Still only twelve years old, Tom is convinced that he is now a man. Fate, it seems, thinks so too …
On the road west the towns get smaller, the forests wilder, and the path more unforgiving. A devastating encounter cuts their journey tragically short, and leaves Tom all alone in the wilderness.
Struggling to see a way home, he finds his only hope: ageing ranger Henry Stands, who is heading back east. Tom’s resolve to survive initiates an unlikely partnership that will be tested by the dangers of the road ahead, where outlaws prowl.
My Thoughts:
Set in the early 19th century, The Road To Reckoning takes us on a trip to the American frontier. Thomas Walker and his father make their way from New York to Pennsylvania and as I’ve never traveled that road, I had problems imagining the landscape that surrounded Thomas on his adventure. Too often, my mind created Wild West scenes where the woods and meadows of Pennsylvania should have been.

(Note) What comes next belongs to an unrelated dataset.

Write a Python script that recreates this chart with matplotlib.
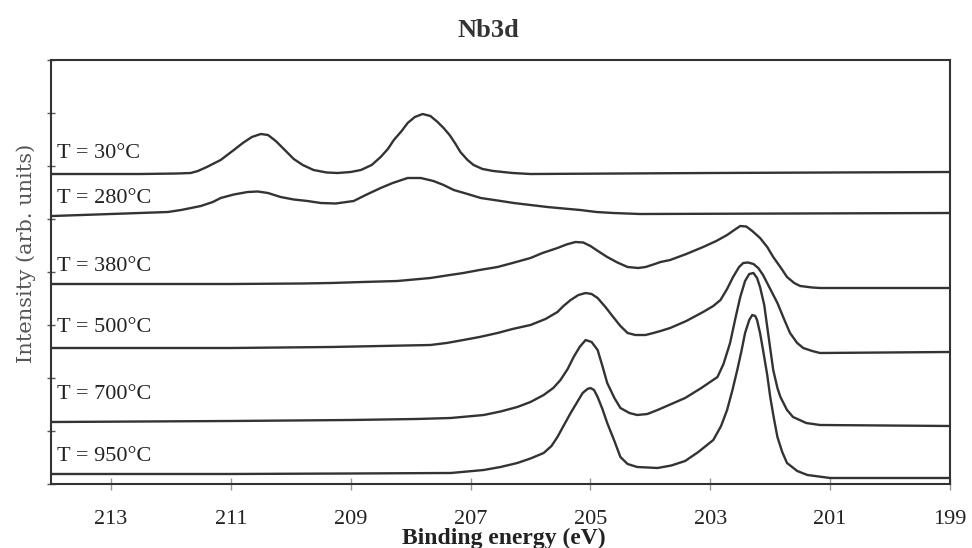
import numpy as np
import matplotlib
matplotlib.use('Agg')
import matplotlib.pyplot as plt

# binding energies (eV) and intensities (arb. units),
# one pair of lists per annealing temperature
be_30 = [213.98, 212.5, 211.9, 211.67, 211.55, 211.4, 211.17, 210.95, 210.8, 210.65,
         210.5, 210.38, 210.25, 210.1, 209.95, 209.8, 209.62, 209.4, 209.22, 209.0,
         208.83, 208.65, 208.5, 208.38, 208.28, 208.15, 208.05, 207.93, 207.8, 207.67,
         207.55, 207.45, 207.35, 207.25, 207.17, 207.05, 206.95, 206.8, 206.62, 206.3,
         206.0, 203.0, 199.0]
i_30 = [31.0, 31.0, 31.05, 31.1, 31.3, 31.7, 32.4, 33.4, 34.1, 34.7,
        35.0, 34.9, 34.3, 33.4, 32.5, 31.9, 31.4, 31.15, 31.1, 31.2,
        31.4, 31.9, 32.7, 33.5, 34.4, 35.3, 36.1, 36.7, 37.0, 36.8,
        36.2, 35.6, 34.9, 34.0, 33.2, 32.4, 31.9, 31.5, 31.3, 31.1,
        31.0, 31.1, 31.2]

be_280 = [213.98, 213.0, 212.05, 211.83, 211.5, 211.3, 211.17, 210.95, 210.72, 210.55,
          210.38, 210.17, 209.95, 209.72, 209.5, 209.25, 208.95, 208.75, 208.5, 208.3,
          208.05, 207.83, 207.62, 207.45, 207.28, 207.05, 206.83, 206.55, 206.28, 206.0,
          205.72, 205.45, 205.17, 204.9, 204.62, 204.17, 199.0]
i_280 = [26.8, 27.0, 27.2, 27.4, 27.8, 28.2, 28.6, 28.95, 29.2, 29.25,
         29.1, 28.7, 28.45, 28.3, 28.1, 28.05, 28.3, 28.9, 29.6, 30.1,
         30.6, 30.6, 30.3, 29.9, 29.4, 29.0, 28.6, 28.35, 28.1, 27.9,
         27.7, 27.55, 27.4, 27.2, 27.1, 27.0, 27.1]

be_380 = [213.98, 211.0, 209.8, 209.33, 208.8, 208.22, 207.67, 207.4, 207.12, 206.85,
          206.55, 206.3, 206.0, 205.8, 205.55, 205.4, 205.25, 205.12, 205.0, 204.85,
          204.72, 204.55, 204.38, 204.2, 204.08, 203.95, 203.83, 203.67, 203.4, 203.12,
          202.9, 202.72, 202.6, 202.5, 202.4, 202.3, 202.17, 202.05, 201.95, 201.82,
          201.72, 201.6, 201.5, 201.3, 201.17, 199.0]
i_380 = [20.0, 20.0, 20.05, 20.1, 20.2, 20.3, 20.6, 20.85, 21.1, 21.4,
         21.7, 22.1, 22.6, 23.1, 23.6, 23.95, 24.2, 24.15, 23.8, 23.2,
         22.7, 22.15, 21.7, 21.6, 21.7, 21.95, 22.2, 22.4, 23.0, 23.7,
         24.3, 24.9, 25.4, 25.8, 25.75, 25.3, 24.6, 23.7, 22.7, 21.6,
         20.7, 20.1, 19.8, 19.65, 19.6, 19.6]

be_500 = [213.98, 211.0, 209.33, 208.5, 207.67, 207.4, 207.12, 206.85, 206.55, 206.3,
          206.0, 205.75, 205.55, 205.45, 205.33, 205.2, 205.08, 204.98, 204.88, 204.75,
          204.62, 204.5, 204.38, 204.25, 204.08, 203.95, 203.83, 203.67, 203.4, 203.12,
          202.95, 202.83, 202.72, 202.62, 202.52, 202.45, 202.37, 202.28, 202.2, 202.12,
          202.0, 201.88, 201.77, 201.67, 201.55, 201.45, 201.3, 201.17, 199.0]
i_500 = [13.6, 13.6, 13.7, 13.8, 13.9, 14.1, 14.4, 14.7, 15.1, 15.5,
         15.9, 16.5, 17.2, 17.8, 18.4, 18.9, 19.1, 19.0, 18.6, 17.7,
         16.7, 15.8, 15.1, 14.9, 14.9, 15.1, 15.3, 15.6, 16.3, 17.2,
         17.8, 18.4, 19.5, 20.7, 21.7, 22.1, 22.15, 22.0, 21.6, 20.9,
         19.5, 18.1, 16.5, 15.1, 14.1, 13.6, 13.3, 13.1, 13.2]

be_700 = [213.98, 211.0, 209.0, 207.9, 207.33, 206.78, 206.5, 206.22, 206.0, 205.78,
          205.62, 205.5, 205.38, 205.28, 205.18, 205.08, 204.98, 204.88, 204.8, 204.72,
          204.6, 204.5, 204.35, 204.22, 204.05, 203.88, 203.65, 203.42, 203.15, 202.88,
          202.78, 202.67, 202.58, 202.5, 202.42, 202.35, 202.28, 202.22, 202.17, 202.1,
          202.05, 201.95, 201.88, 201.83, 201.72, 201.62, 201.4, 201.17, 199.0]
i_700 = [6.2, 6.3, 6.4, 6.5, 6.6, 6.9, 7.25, 7.7, 8.2, 8.9,
         9.6, 10.4, 11.5, 12.7, 13.7, 14.4, 14.2, 13.4, 11.8, 10.1,
         8.6, 7.6, 7.1, 6.9, 7.0, 7.4, 8.0, 8.6, 9.6, 10.7,
         12.0, 14.1, 16.6, 18.7, 20.3, 21.0, 21.1, 20.6, 19.7, 17.9,
         15.7, 11.4, 9.6, 8.7, 7.4, 6.7, 6.1, 5.9, 5.8]

be_950 = [213.98, 211.0, 209.0, 207.33, 206.78, 206.5, 206.22, 206.0, 205.78, 205.65,
          205.55, 205.45, 205.33, 205.22, 205.13, 205.05, 205.0, 204.94, 204.88, 204.8,
          204.72, 204.6, 204.5, 204.38, 204.22, 203.88, 203.65, 203.42, 203.2, 202.95,
          202.82, 202.72, 202.63, 202.55, 202.48, 202.42, 202.35, 202.3, 202.25, 202.22,
          202.17, 202.12, 202.05, 202.0, 201.94, 201.88, 201.8, 201.72, 201.55, 201.38,
          201.0, 199.0]
i_950 = [1.0, 1.0, 1.05, 1.1, 1.4, 1.7, 2.1, 2.55, 3.1, 3.8,
         4.7, 5.8, 7.1, 8.2, 9.1, 9.5, 9.6, 9.4, 8.7, 7.5,
         6.1, 4.3, 2.7, 2.0, 1.7, 1.6, 1.85, 2.3, 3.2, 4.4,
         5.8, 7.4, 9.4, 11.4, 13.3, 15.1, 16.4, 16.9, 16.8, 16.4,
         15.1, 13.4, 10.9, 8.7, 6.6, 4.7, 3.2, 2.1, 1.3, 0.9,
         0.6, 0.6]

labels = ['T = 30°C', 'T = 280°C', 'T = 380°C', 'T = 500°C', 'T = 700°C', 'T = 950°C']
label_y = [33.1, 28.6, 21.7, 15.6, 8.9, 2.7]
x_ticks = [213, 211, 209, 207, 205, 203, 201, 199]

serif = 'Liberation Serif'
line_col = '#333333'

fig = plt.figure(figsize=(9.72, 5.48), dpi=100)
ax = fig.add_axes([0.0525, 0.1168, 0.9249, 0.7737])

curves = [(be_30, i_30), (be_280, i_280), (be_380, i_380),
          (be_500, i_500), (be_700, i_700), (be_950, i_950)]
for be, inten in curves:
    ax.plot(be, inten, color=line_col, lw=1.7, solid_joinstyle='round')

# temperature labels on the left
for lab, y in zip(labels, label_y):
    ax.text(213.9, y, lab, family=serif, fontsize=16, color='#222222',
            ha='left', va='center')

ax.set_xlim(214.0, 199.0)
ax.set_ylim(0, 42.4)

ax.set_xticks(x_ticks)
ax.set_xticklabels([str(t) for t in x_ticks], family=serif, fontsize=16, color='#222222')
ax.tick_params(axis='x', direction='inout', length=8, width=1, color='#999999', pad=15)
ax.set_yticks(np.arange(0, 42.5, 5.3))
ax.set_yticklabels([])
ax.tick_params(axis='y', direction='inout', length=6, width=1, color='#555555')

for s in ax.spines.values():
    s.set_color('#333333')
    s.set_linewidth(1.5)

fig.text(0.502, 0.945, 'Nb3d', family=serif, fontweight='bold', fontsize=19,
         color='#333333', ha='center', va='center')
fig.text(0.518, 0.018, 'Binding energy (eV)', family=serif, fontweight='bold',
         fontsize=17, color='#222222', ha='center', va='center')
fig.text(0.027, 0.538, 'Intensity (arb. units)', family='DejaVu Serif', fontsize=15,
         color='#555555', rotation=90, ha='center', va='center')

fig.savefig('out.png', dpi=100)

Twelve-year-old Thomas Walker is the main character in The Road To Reckoning. By letting the adult Thomas Walker narrate what happened in his childhood, Robert Lautner avoided all the difficulties that come with stepping into a little boy’s mind. This approach also added a touch of nostalgia to the tale which fit perfectly. I also really liked the character development of Henry Stands. I don’t want to take away too much, so you’ll only get three words: What a man!
The Road To Reckoning is an exciting tale that has everything you expect from a western-style adventure: horses, dirt, bad guys and guns. It reminds me of the western novels my father used to read when he was a boy. The Road To Reckoning might look like it’s targeted at adults, but I think teenagers will also take pleasure in a trip back to the American frontier.